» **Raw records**
>> begin

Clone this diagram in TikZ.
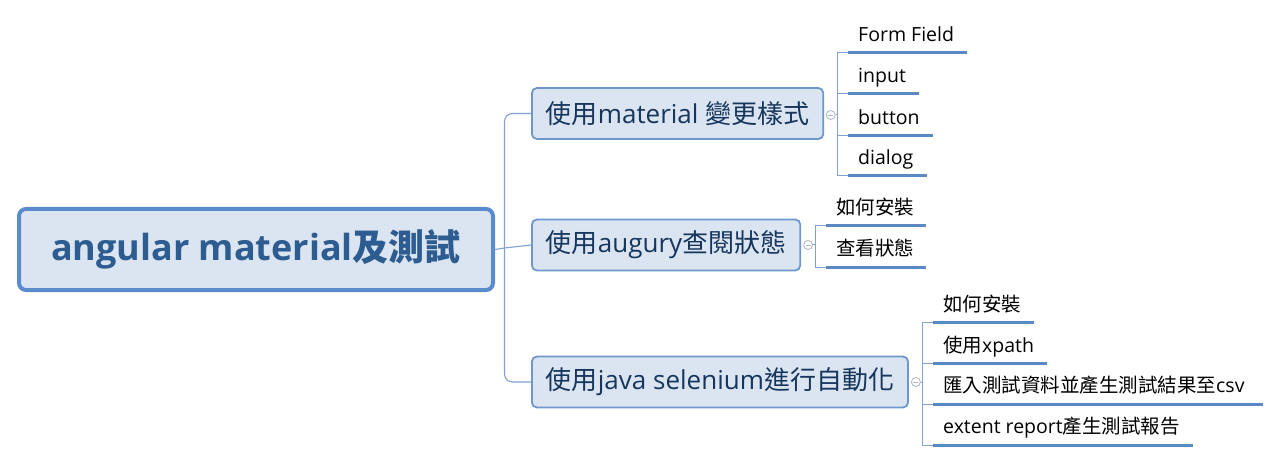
\documentclass[tikz,border=0pt]{standalone}
\usepackage{fontspec}
\setmainfont{Open Sans}
\newfontfamily\zhfont{Noto Sans CJK TC}
\newcommand\zh[1]{{\zhfont #1}}
\definecolor{boxfill}{HTML}{DBE5F1}
\definecolor{rootline}{HTML}{5A8BCB}
\definecolor{topline}{HTML}{6E97CB}
\definecolor{roottext}{HTML}{2D5C91}
\definecolor{topictext}{HTML}{17365D}
\definecolor{linkcol}{HTML}{7FA2CF}
\definecolor{leafline}{HTML}{5B89C3}
\definecolor{knobcol}{HTML}{A9B4C4}
\begin{document}
\begin{tikzpicture}[x=1pt,y=-1pt,
  root/.style={draw=rootline, line width=4pt, fill=boxfill, rounded corners=7pt, minimum width=474pt, minimum height=81pt, text=roottext, font=\bfseries\fontsize{36}{40}\selectfont},
  topic/.style={draw=topline, line width=1.8pt, fill=boxfill, rounded corners=5pt, minimum height=51pt, inner xsep=14pt, anchor=west, text=topictext, font=\fontsize{26}{30}\selectfont},
  leaf/.style={anchor=south west, inner xsep=10pt, inner ysep=0pt, text height=15pt, text depth=11pt, font=\fontsize{19.5}{24}\selectfont},
  uline/.style={draw=leafline, line width=3pt},
  link/.style={draw=linkcol, line width=1.1pt, rounded corners=8pt},
  twig/.style={draw=linkcol, line width=1pt},
  knob/.style={circle, draw=knobcol, line width=0.8pt, fill=white, inner sep=0pt, minimum size=9pt}]
\useasboundingbox (0,0) rectangle (1284,462);

\node[root] (root) at (256,249.5) {angular material\zh{及測試}};
\node[topic] (mat) at (531,113.5) {\zh{使用}material \zh{變更樣式}};
\node[topic] (aug) at (531,245) {\zh{使用}augury\zh{查閱狀態}};
\node[topic] (sel) at (531,382) {\zh{使用}java selenium\zh{進行自動化}};

\coordinate (fork) at (504.5,248);
\draw[link] (root.east) -- (fork);
\draw[link] (fork) |- (mat.west);
\draw[link] (fork) -- (aug.west);
\draw[link] (fork) |- (sel.west);

\node[knob] (kmat) at ([xshift=6.5pt,yshift=-1.5pt]mat.east) {};
\node[knob] (kaug) at ([xshift=7pt]aug.east) {};
\node[knob] (ksel) at ([xshift=7pt]sel.east) {};
\draw[knobcol, line width=0.8pt] ([xshift=-2.5pt]kmat.center) -- ([xshift=2.5pt]kmat.center);
\draw[knobcol, line width=0.8pt] ([xshift=-2.5pt]kaug.center) -- ([xshift=2.5pt]kaug.center);
\draw[knobcol, line width=0.8pt] ([xshift=-2.5pt]ksel.center) -- ([xshift=2.5pt]ksel.center);

\node[leaf] (form) at (848,52.7) {Form Field};
\node[leaf] (input) at (848,94) {input};
\node[leaf] (button) at (848,135.5) {button};
\node[leaf] (dialog) at (848,176) {dialog};
\coordinate (fmat) at ([xshift=2pt]kmat.east);
\draw[twig] (kmat.east) -- (fmat);
\draw[twig] (fmat) |- (form.south west);
\draw[twig] (fmat) |- (input.south west);
\draw[twig] (fmat) |- (button.south west);
\draw[twig] (fmat) |- (dialog.south west);
\draw[uline] (form.south west) -- ([xshift=3pt]form.south east);
\draw[uline] (input.south west) -- ([xshift=3pt]input.south east);
\draw[uline] (button.south west) -- ([xshift=3pt]button.south east);
\draw[uline] (dialog.south west) -- ([xshift=3pt]dialog.south east);

\node[leaf] (setup) at (826,226) {\zh{如何安裝}};
\node[leaf] (state) at (826,267) {\zh{查看狀態}};
\coordinate (faug) at ([xshift=2pt]kaug.east);
\draw[twig] (kaug.east) -- (faug);
\draw[twig] (faug) |- (setup.south west);
\draw[twig] (faug) |- (state.south west);
\draw[uline] (setup.south west) -- ([xshift=2pt]setup.south east);
\draw[uline] (state.south west) -- ([xshift=2pt]state.south east);

\node[leaf] (install) at (933,322.5) {\zh{如何安裝}};
\node[leaf] (xpath) at (933,363.5) {\zh{使用}xpath};
\node[leaf] (csv) at (933,404) {\zh{匯入測試資料並產生測試結果至}csv};
\node[leaf] (report) at (933,445) {extent report\zh{產生測試報告}};
\coordinate (fsel) at ([xshift=2pt]ksel.east);
\draw[twig] (ksel.east) -- (fsel);
\draw[twig] (fsel) |- (install.south west);
\draw[twig] (fsel) |- (xpath.south west);
\draw[twig] (fsel) |- (csv.south west);
\draw[twig] (fsel) |- (report.south west);
\draw[uline] (install.south west) -- ([xshift=3pt]install.south east);
\draw[uline] (xpath.south west) -- ([xshift=3pt]xpath.south east);
\draw[uline] (csv.south west) -- ([xshift=8pt]csv.south east);
\draw[uline] (report.south west) -- ([xshift=3pt]report.south east);
\end{tikzpicture}
\end{document}
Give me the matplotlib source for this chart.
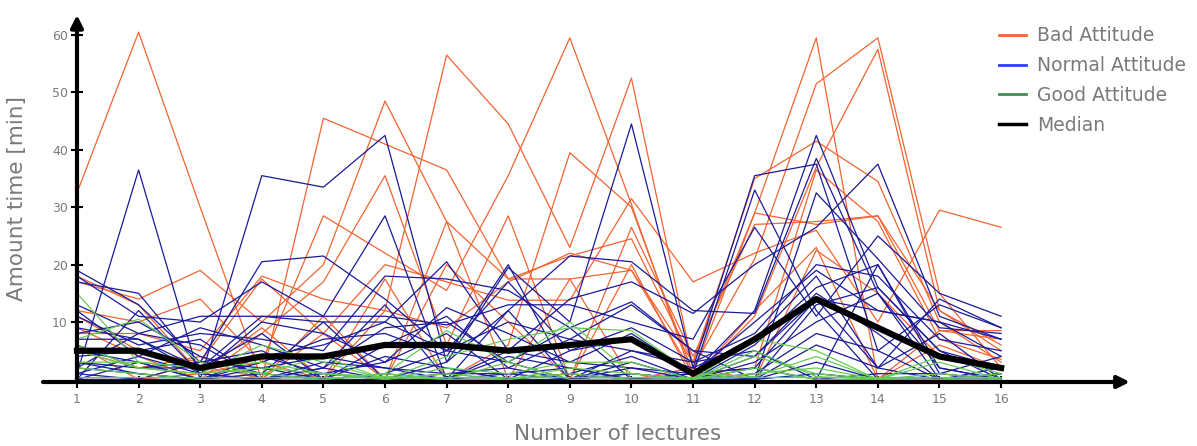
import matplotlib
matplotlib.use("Agg")
import matplotlib.pyplot as plt
from matplotlib.lines import Line2D

#
# Data
#

lectures = list(range(1, 17))

bad = [
    [32.5, 60.5, 30, 0, 45.5, 41, 36.5, 17.5, 21.5, 24.5, 3, 35, 41.5, 34.5, 10, 3],
    [17, 14, 19, 10, 20, 48.5, 27.5, 17.5, 17.5, 19, 1, 29, 59.5, 0, 8.5, 8.5],
    [12, 10, 14, 3, 28.5, 22, 15.5, 35.5, 59.5, 30.5, 0, 11, 37, 57.5, 12, 6],
    [8, 8, 5, 18, 14, 12, 56.5, 44.5, 23, 52.5, 2, 21, 51.5, 59.5, 15, 2],
    [9, 4, 0, 8, 17, 35.5, 6, 28.5, 0, 26.5, 4, 27, 27.5, 28.5, 8.5, 7],
    [6, 0, 3, 17.5, 8, 20, 17, 13.8, 13.8, 31.5, 17, 22, 26, 10, 29.5, 26.5],
    [18, 13, 1, 9, 0, 17.5, 0, 6, 39.5, 30, 1, 2, 36.5, 27.5, 7, 3.5],
    [11, 5, 3, 0, 8, 0, 27.5, 0, 17.5, 0, 2, 0, 22.5, 15, 4, 2],
    [0, 0, 1, 3, 0, 12, 9, 17, 22, 19, 3, 29, 27, 28.5, 12, 5],
    [5, 2, 4, 0, 11, 0, 20, 10, 0, 20, 0, 12, 23, 0, 6, 2],
]

normal = [
    [19, 13, 3, 20.5, 21.5, 14, 5, 17, 5, 7, 1, 12, 42.5, 16, 5, 2],
    [1, 36.5, 0, 35.5, 33.5, 42.5, 3, 19.5, 10, 44.5, 2, 35.5, 37.5, 5, 13, 9],
    [18, 11, 10, 17, 11, 28.5, 0, 12, 21.5, 20.5, 12, 11.5, 38.5, 15, 0, 1],
    [17, 15, 2, 11, 10, 10, 20.5, 5, 14, 17, 11.5, 20, 26.5, 37.5, 11, 7],
    [13, 8, 11, 11, 11, 11, 9.5, 13, 13, 10, 7, 26.5, 11, 25, 15, 11],
    [11, 6, 8, 7, 5, 18, 17.5, 15.5, 9, 13.5, 5, 0, 32.5, 21, 9, 8],
    [8, 10, 4, 1, 0, 6, 11, 2, 7, 5, 3, 8, 20, 18, 7, 5],
    [7, 7, 1, 10, 8, 3, 12.5, 8, 3, 8, 1, 10, 19, 12, 10, 4],
    [5, 3, 0, 3, 7, 8, 4, 20, 0, 2, 0, 6, 16, 20, 2, 0],
    [4, 5, 7, 0, 2, 13, 0, 0, 1, 0, 0, 4, 15, 8, 0, 1],
    [3, 2, 2, 8, 0, 1, 5, 3, 9, 0, 1, 2, 14, 2, 14, 9],
    [2, 1, 0, 1, 10, 0, 3, 12, 0, 3, 0, 0, 13, 16, 5, 0],
    [0, 3, 0, 4, 1, 0, 0, 5, 3, 2, 1, 33, 12, 0, 0, 2],
    [0, 12, 1, 0, 3, 2, 1, 1, 0, 1, 0, 3, 10, 15, 2, 0],
    [1, 0, 3, 2, 0, 4, 2, 0, 1, 4, 0, 1, 8, 5, 0, 0],
    [12, 4, 9, 6, 2, 0, 0, 4, 2, 0, 1, 0, 6, 2, 8, 0],
    [2, 8, 6, 0, 1, 3, 8, 0, 5, 9, 3, 5, 0, 20, 1, 4],
    [0, 0, 0, 0, 0, 1, 0, 0, 0, 0, 0, 0, 1, 0, 0, 0],
    [6, 2, 3, 5, 0, 0, 1, 2, 0, 1, 0, 0, 3, 0, 0, 0],
    [3, 1, 0, 2, 4, 2, 0, 1, 2, 0, 0, 2, 0, 1, 1, 0],
    [9, 7, 2, 4, 6, 10, 5, 10, 7, 13, 5, 4, 14, 12, 10, 7],
    [1, 4, 1, 0, 2, 9, 10, 3, 0, 5, 2, 7, 18, 2, 0, 1],
]

good = [
    [15, 3, 2, 1, 4, 0, 1, 0, 1, 0, 0, 1, 2, 0, 0, 0],
    [7, 10.5, 3, 1, 0, 1, 8.5, 3, 10, 1, 0, 7, 5, 0, 3, 0],
    [6, 2, 1, 6, 3, 0, 4, 7, 9, 8.5, 1, 0.5, 4, 0, 1, 0],
    [3, 3, 2, 3, 1, 0.5, 0, 3, 0, 0, 0, 4, 1, 0, 0, 1],
    [2, 1, 0, 0, 0, 1, 0, 0, 2, 1, 0, 5, 0.5, 0, 0, 0],
    [0.5, 0.5, 0.5, 0.5, 0.5, 0.5, 0.5, 0.5, 0.5, 0.5, 0.5, 0.5, 0.5, 0.5, 0.5, 0.5],
    [5, 2, 1, 2, 1, 0, 2, 1, 3, 3, 0, 2, 0, 0, 4, 1],
]

median = [5, 5, 2, 4, 4, 6, 6, 5, 6, 7, 1, 7, 14, 9, 4, 2]

y_ticks = [10, 20, 30, 40, 50, 60]

#
# Styles
#

c_bad = "#f26430"
c_normal = "#1a1a99"
c_good = "#66cc55"
c_text = "#7a7a7a"
plt.rcParams['font.family'] = ['DejaVu Sans']

fig = plt.figure(figsize=(11.97, 4.46), dpi=100)
ax = fig.add_axes([0.0359, 0.1435, 0.908, 0.823])

for s in bad:
    ax.plot(lectures, s, color=c_bad, lw=0.9)
for s in normal:
    ax.plot(lectures, s, color=c_normal, lw=0.9)
for s in good:
    ax.plot(lectures, s, color=c_good, lw=0.9)
ax.plot(lectures, median, color="black", lw=4.5, solid_joinstyle="round")

ax.set_xlim(0.448, 18.09)
ax.set_ylim(-0.45, 63.5)

# axes with arrows
for s in ax.spines:
    ax.spines[s].set_visible(False)
ax.spines['left'].set_position(('data', 1))
ax.annotate("", xy=(1, 63.5), xytext=(1, -0.45), xycoords="data",
            arrowprops=dict(arrowstyle="-|>", lw=3, color="black", mutation_scale=18,
                            shrinkA=0, shrinkB=0), annotation_clip=False)
ax.annotate("", xy=(18.09, -0.45), xytext=(0.448, -0.45), xycoords="data",
            arrowprops=dict(arrowstyle="-|>", lw=3, color="black", mutation_scale=18,
                            shrinkA=0, shrinkB=0), annotation_clip=False)

ax.set_xticks(lectures)
ax.set_yticks(y_ticks)
ax.tick_params(axis="both", direction="inout", length=9, width=1.5, color="black",
               labelcolor=c_text, labelsize=9)
ax.tick_params(axis="y", pad=2)

ax.set_xlabel("Number of lectures", color=c_text, fontsize=15.5)
ax.xaxis.set_label_coords(0.529, -0.115)
ax.text(-0.024, 0.5, "Amount time [min]", transform=ax.transAxes, rotation=90,
        color=c_text, fontsize=15.5, ha="center", va="center")

handles = [Line2D([], [], color=c_bad, lw=2),
           Line2D([], [], color="#2a3cff", lw=2),
           Line2D([], [], color="#3d8f4f", lw=2),
           Line2D([], [], color="black", lw=2.5)]
ax.legend(handles, ["Bad Attitude", "Normal Attitude", "Good Attitude", "Median"],
          loc="upper left", bbox_to_anchor=(0.864, 1.015), frameon=False,
          fontsize=13.5, labelcolor=c_text, handlelength=1.45, handletextpad=0.6,
          labelspacing=0.58)

plt.savefig("out.png", dpi=100)
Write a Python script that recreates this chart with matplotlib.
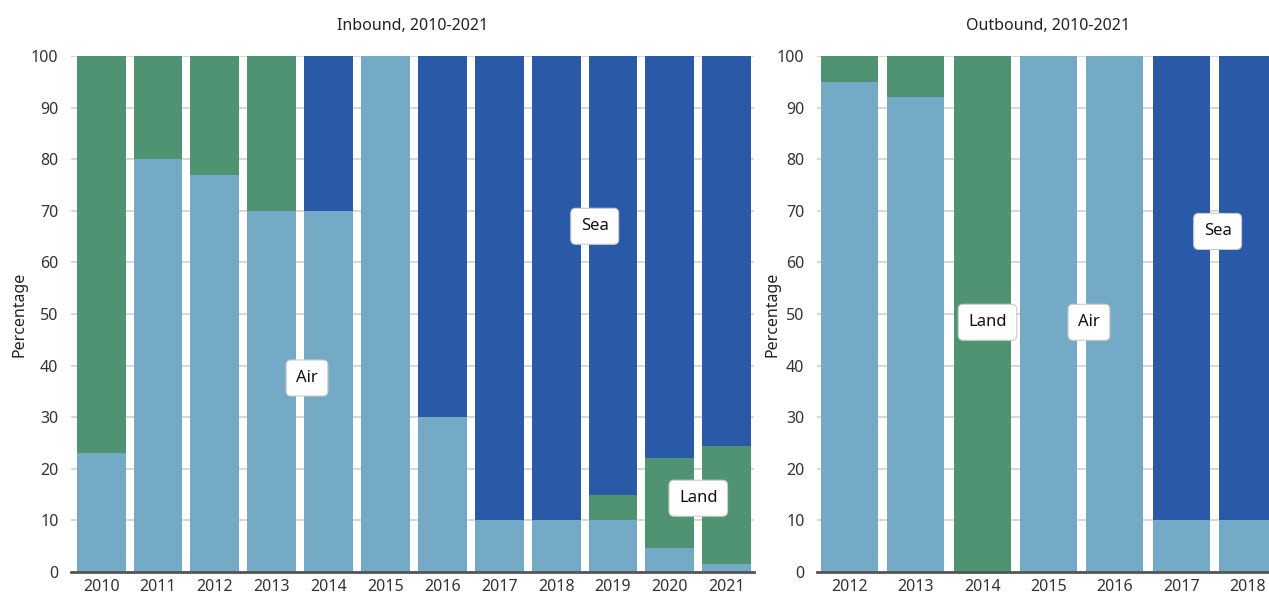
import matplotlib
matplotlib.use("Agg")
import matplotlib.pyplot as plt
import numpy as np

plt.rcParams['font.family'] = ['Noto Sans', 'DejaVu Sans']

# inbound shares (percent)
in_years = ['2010', '2011', '2012', '2013', '2014', '2015', '2016', '2017', '2018', '2019', '2020', '2021']
in_air = [23, 80, 77, 70, 70, 100, 30, 10, 10, 10, 4.7, 1.5]
in_land = [77, 20, 23, 30, 0, 0, 0, 0, 0, 5, 17.4, 22.9]
in_sea = [0, 0, 0, 0, 30, 0, 70, 90, 90, 85, 77.9, 75.6]

# outbound shares (percent)
out_years = ['2012', '2013', '2014', '2015', '2016', '2017', '2018']
out_air = [95, 92, 0, 100, 100, 10, 10]
out_land = [5, 8, 100, 0, 0, 0, 0]
out_sea = [0, 0, 0, 0, 0, 90, 90]

c_air = '#75AAC6'
c_land = '#509373'
c_sea = '#2959A7'

fig = plt.figure(figsize=(12.69, 5.96), dpi=100)
ax1 = fig.add_axes([71 / 1269, 24 / 596, 683 / 1269, 516 / 596])
ax2 = fig.add_axes([817 / 1269, 24 / 596, 463 / 1269, 516 / 596])


def stacked(ax, years, air, land, sea, title, xlim, ylab_x):
    x = np.arange(len(years))
    w = 0.86
    ax.bar(x, air, w, color=c_air, zorder=2)
    ax.bar(x, land, w, bottom=air, color=c_land, zorder=2)
    ax.bar(x, sea, w, bottom=np.array(air) + np.array(land), color=c_sea, zorder=2)
    ax.set_xlim(*xlim)
    ax.set_ylim(0, 100)
    ax.set_yticks(range(0, 101, 10))
    ax.set_xticks(x)
    ax.set_xticklabels(years)
    ax.grid(axis='y', color='#d4d4d4', linewidth=1.3, zorder=0)
    for s in ['left', 'right', 'top']:
        ax.spines[s].set_visible(False)
    ax.spines['bottom'].set_color('#555555')
    ax.spines['bottom'].set_linewidth(2)
    ax.spines['bottom'].set_zorder(3)
    ax.tick_params(axis='both', length=0, labelsize=11.5, colors='#333333')
    ax.tick_params(axis='x', pad=5)
    ax.tick_params(axis='y', pad=9)
    ax.set_ylabel('Percentage', fontsize=11.5, color='#222222')
    ax.yaxis.set_label_coords(ylab_x, 0.5)
    ax.set_title(title, fontsize=11.5, color='#222222', pad=19)


def tag(ax, x, y, s):
    ax.text(x, y, s, ha='center', va='center', fontsize=12, color='#111111', zorder=5,
            bbox=dict(boxstyle='round,pad=0.6,rounding_size=0.3', fc='white', ec='#cccccc', lw=0.8))


stacked(ax1, in_years, in_air, in_land, in_sea, 'Inbound, 2010-2021', (-0.53, 11.48), -0.064)
stacked(ax2, out_years, out_air, out_land, out_sea, 'Outbound, 2010-2021', (-0.49, 6.49), -0.078)

tag(ax1, 3.62, 37.6, 'Air')
tag(ax1, 8.68, 67, 'Sea')
tag(ax1, 10.5, 14.3, 'Land')

tag(ax2, 2.08, 48.4, 'Land')
tag(ax2, 3.61, 48.4, 'Air')
tag(ax2, 5.55, 66, 'Sea')

fig.savefig('out.png', dpi=100)
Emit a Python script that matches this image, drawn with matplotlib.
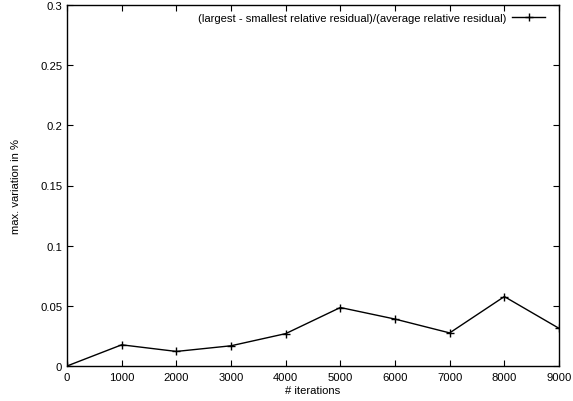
import matplotlib
matplotlib.use("Agg")
import matplotlib.pyplot as plt

plt.rcParams['font.family'] = ['Liberation Sans', 'DejaVu Sans']

# data
iterations = [0, 1000, 2000, 3000, 4000, 5000, 6000, 7000, 8000, 9000]
variation = [0.0, 0.0176, 0.0121, 0.0168, 0.0269, 0.0486, 0.0390, 0.0275, 0.0577, 0.0313]
series_label = '(largest - smallest relative residual)/(average relative residual)'
xticks = [0, 1000, 2000, 3000, 4000, 5000, 6000, 7000, 8000, 9000]
yticks = [0, 0.05, 0.1, 0.15, 0.2, 0.25, 0.3]
ytick_labels = ['0', '0.05', '0.1', '0.15', '0.2', '0.25', '0.3']

fig = plt.figure(figsize=(5.73, 4.02), dpi=100)
ax = fig.add_axes([67/573, 1-367/402, (559-67)/573, (367-6)/402])

ax.plot(iterations, variation, color='black', linewidth=1.0,
        marker='+', markersize=6, markeredgewidth=1.0, label=series_label)

ax.set_xlim(0, 9000)
ax.set_ylim(0, 0.3)
ax.set_xticks(xticks)
ax.set_yticks(yticks)
ax.set_yticklabels(ytick_labels)
ax.tick_params(direction='in', length=4, width=0.8, labelsize=8.1,
               top=True, right=True)
ax.tick_params(axis='y', pad=3.5)
ax.tick_params(axis='x', pad=4.5)
for s in ax.spines.values():
    s.set_linewidth(1.0)

ax.set_xlabel('# iterations', fontsize=8.1, labelpad=2)
ax.set_ylabel('max. variation in %', fontsize=8.1, labelpad=14)

leg = ax.legend(loc='upper right', frameon=False, fontsize=8.1,
                markerfirst=False, handlelength=2.9, borderaxespad=0,
                handletextpad=0.55,
                bbox_to_anchor=(1 - 9.6/492, 1 - 3/361))

fig.savefig('out.png', dpi=100)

>> end

» **Exercise**
Looking above, find the stretch of lines that opens with the one holding "Write a Python" and closes with the one holding "ax2 = fig.add_axes([817". Copy it exactly, pictures excluded.

» **Solution to the exercise**
Write a Python script that recreates this chart with matplotlib.
import matplotlib
matplotlib.use("Agg")
import matplotlib.pyplot as plt
import numpy as np

plt.rcParams['font.family'] = ['Noto Sans', 'DejaVu Sans']

# inbound shares (percent)
in_years = ['2010', '2011', '2012', '2013', '2014', '2015', '2016', '2017', '2018', '2019', '2020', '2021']
in_air = [23, 80, 77, 70, 70, 100, 30, 10, 10, 10, 4.7, 1.5]
in_land = [77, 20, 23, 30, 0, 0, 0, 0, 0, 5, 17.4, 22.9]
in_sea = [0, 0, 0, 0, 30, 0, 70, 90, 90, 85, 77.9, 75.6]

# outbound shares (percent)
out_years = ['2012', '2013', '2014', '2015', '2016', '2017', '2018']
out_air = [95, 92, 0, 100, 100, 10, 10]
out_land = [5, 8, 100, 0, 0, 0, 0]
out_sea = [0, 0, 0, 0, 0, 90, 90]

c_air = '#75AAC6'
c_land = '#509373'
c_sea = '#2959A7'

fig = plt.figure(figsize=(12.69, 5.96), dpi=100)
ax1 = fig.add_axes([71 / 1269, 24 / 596, 683 / 1269, 516 / 596])
ax2 = fig.add_axes([817 / 1269, 24 / 596, 463 / 1269, 516 / 596])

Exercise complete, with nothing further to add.